= Paul Leopold Friedrich =

German surgeon and bacteriologist

Paul Leopold Friedrich (26 January 1864 – 15 January 1916) was a German surgeon and bacteriologist born in the town of Roda, Saxe-Altenburg.

In 1888 he received his doctorate at the University of Leipzig, and as a young assistant worked under Robert Koch (1843–1910) at the Reich Health Office in Berlin. From 1894 he worked as a privat-docent of surgery in Leipzig, where in 1896 he became an associate professor. Later he served as a professor at the Universities of Greifswald (from 1903), Marburg (from 1907) and Königsberg (from 1911). At Greifswald he succeeded August Bier (1861–1949) as director of the Surgical University Hospital.
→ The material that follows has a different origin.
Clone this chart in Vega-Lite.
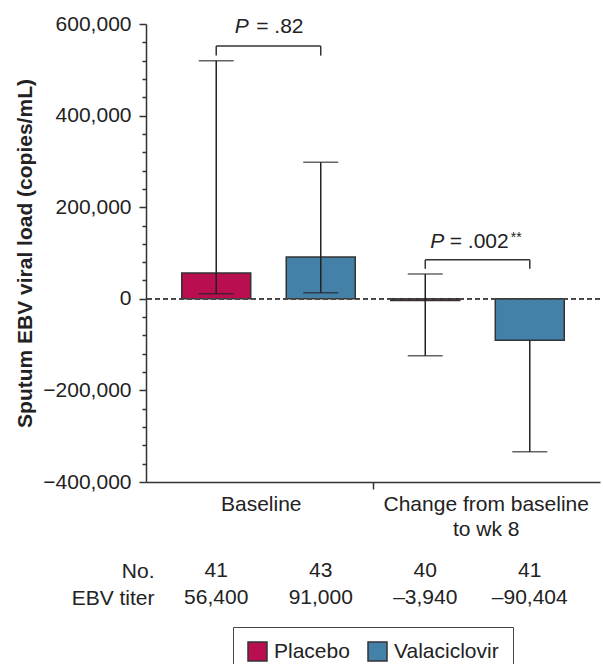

Two of Friedrich's well-known assistants were Ferdinand Sauerbruch (1875–1951) and Martin Kirschner (1879–1942).

Friedrich was skilled in many aspects of surgery, including pioneer work in the field of thoracic surgery (lungs). He is remembered for his studies of wound treatment and his efforts to reduce bacterial infections. Through experimentation, he demonstrated the importance of debridement (removal of infected tissue) within a six-hour time limit. He also did extensive work involving diseases that included peritonitis and tuberculosis. He is credited for introducing the practice of using seamless rubber gloves during surgery.